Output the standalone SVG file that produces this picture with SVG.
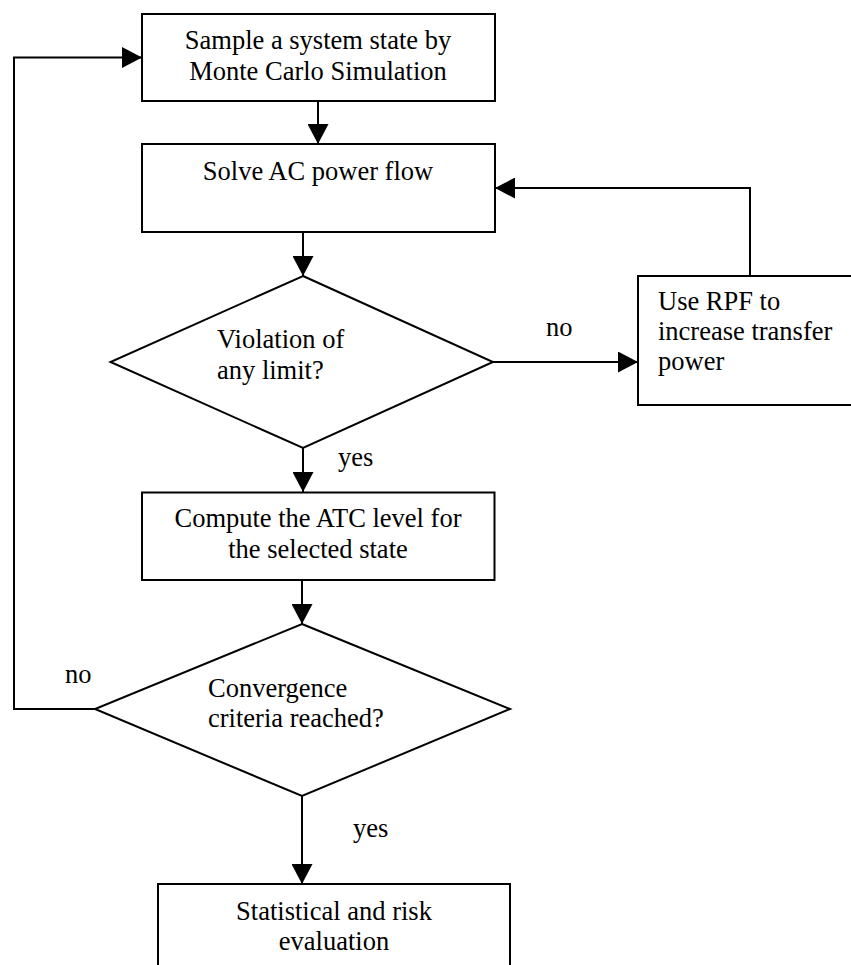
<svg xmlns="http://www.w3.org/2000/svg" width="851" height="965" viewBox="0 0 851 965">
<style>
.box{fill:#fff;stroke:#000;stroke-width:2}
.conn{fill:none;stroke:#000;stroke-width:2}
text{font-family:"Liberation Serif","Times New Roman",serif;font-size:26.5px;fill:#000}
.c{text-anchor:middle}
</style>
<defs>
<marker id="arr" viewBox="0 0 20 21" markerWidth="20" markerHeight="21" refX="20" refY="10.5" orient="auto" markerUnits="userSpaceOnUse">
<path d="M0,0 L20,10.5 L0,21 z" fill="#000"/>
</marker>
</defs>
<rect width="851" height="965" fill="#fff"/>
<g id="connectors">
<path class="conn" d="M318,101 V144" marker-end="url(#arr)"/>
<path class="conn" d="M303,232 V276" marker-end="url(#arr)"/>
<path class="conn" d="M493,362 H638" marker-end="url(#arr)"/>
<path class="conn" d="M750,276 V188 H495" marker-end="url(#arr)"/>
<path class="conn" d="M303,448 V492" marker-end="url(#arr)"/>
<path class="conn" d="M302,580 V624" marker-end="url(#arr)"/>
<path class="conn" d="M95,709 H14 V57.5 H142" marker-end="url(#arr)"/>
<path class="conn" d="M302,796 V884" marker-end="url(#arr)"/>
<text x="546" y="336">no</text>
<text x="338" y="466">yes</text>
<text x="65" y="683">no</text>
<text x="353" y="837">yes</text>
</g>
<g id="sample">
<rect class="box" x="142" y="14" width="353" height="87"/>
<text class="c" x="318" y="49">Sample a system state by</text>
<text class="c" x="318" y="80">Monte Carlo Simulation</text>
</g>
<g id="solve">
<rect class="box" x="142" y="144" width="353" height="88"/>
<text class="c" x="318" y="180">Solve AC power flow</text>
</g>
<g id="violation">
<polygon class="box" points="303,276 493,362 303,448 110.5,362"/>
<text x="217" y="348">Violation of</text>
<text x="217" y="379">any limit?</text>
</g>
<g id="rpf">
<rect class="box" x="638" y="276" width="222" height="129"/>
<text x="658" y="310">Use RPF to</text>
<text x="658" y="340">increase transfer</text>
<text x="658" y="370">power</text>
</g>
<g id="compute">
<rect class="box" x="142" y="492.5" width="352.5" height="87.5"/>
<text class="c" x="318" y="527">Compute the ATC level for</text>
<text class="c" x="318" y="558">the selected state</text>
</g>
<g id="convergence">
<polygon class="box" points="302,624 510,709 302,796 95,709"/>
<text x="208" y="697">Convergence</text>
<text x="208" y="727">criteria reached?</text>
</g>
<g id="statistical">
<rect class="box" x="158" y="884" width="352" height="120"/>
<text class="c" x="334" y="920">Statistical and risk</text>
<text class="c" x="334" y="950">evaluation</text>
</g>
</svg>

^^^^^^^^^^^^^^^^

Leaving out the pictures, repeat the data above exactly.

## [EXERCISE RESPONSE]
Output the standalone SVG file that produces this picture with SVG.
<svg xmlns="http://www.w3.org/2000/svg" width="851" height="965" viewBox="0 0 851 965">
<style>
.box{fill:#fff;stroke:#000;stroke-width:2}
.conn{fill:none;stroke:#000;stroke-width:2}
text{font-family:"Liberation Serif","Times New Roman",serif;font-size:26.5px;fill:#000}
.c{text-anchor:middle}
</style>
<defs>
<marker id="arr" viewBox="0 0 20 21" markerWidth="20" markerHeight="21" refX="20" refY="10.5" orient="auto" markerUnits="userSpaceOnUse">
<path d="M0,0 L20,10.5 L0,21 z" fill="#000"/>
</marker>
</defs>
<rect width="851" height="965" fill="#fff"/>
<g id="connectors">
<path class="conn" d="M318,101 V144" marker-end="url(#arr)"/>
<path class="conn" d="M303,232 V276" marker-end="url(#arr)"/>
<path class="conn" d="M493,362 H638" marker-end="url(#arr)"/>
<path class="conn" d="M750,276 V188 H495" marker-end="url(#arr)"/>
<path class="conn" d="M303,448 V492" marker-end="url(#arr)"/>
<path class="conn" d="M302,580 V624" marker-end="url(#arr)"/>
<path class="conn" d="M95,709 H14 V57.5 H142" marker-end="url(#arr)"/>
<path class="conn" d="M302,796 V884" marker-end="url(#arr)"/>
<text x="546" y="336">no</text>
<text x="338" y="466">yes</text>
<text x="65" y="683">no</text>
<text x="353" y="837">yes</text>
</g>
<g id="sample">
<rect class="box" x="142" y="14" width="353" height="87"/>
<text class="c" x="318" y="49">Sample a system state by</text>
<text class="c" x="318" y="80">Monte Carlo Simulation</text>
</g>
<g id="solve">
<rect class="box" x="142" y="144" width="353" height="88"/>
<text class="c" x="318" y="180">Solve AC power flow</text>
</g>
<g id="violation">
<polygon class="box" points="303,276 493,362 303,448 110.5,362"/>
<text x="217" y="348">Violation of</text>
<text x="217" y="379">any limit?</text>
</g>
<g id="rpf">
<rect class="box" x="638" y="276" width="222" height="129"/>
<text x="658" y="310">Use RPF to</text>
<text x="658" y="340">increase transfer</text>
<text x="658" y="370">power</text>
</g>
<g id="compute">
<rect class="box" x="142" y="492.5" width="352.5" height="87.5"/>
<text class="c" x="318" y="527">Compute the ATC level for</text>
<text class="c" x="318" y="558">the selected state</text>
</g>
<g id="convergence">
<polygon class="box" points="302,624 510,709 302,796 95,709"/>
<text x="208" y="697">Convergence</text>
<text x="208" y="727">criteria reached?</text>
</g>
<g id="statistical">
<rect class="box" x="158" y="884" width="352" height="120"/>
<text class="c" x="334" y="920">Statistical and risk</text>
<text class="c" x="334" y="950">evaluation</text>
</g>
</svg>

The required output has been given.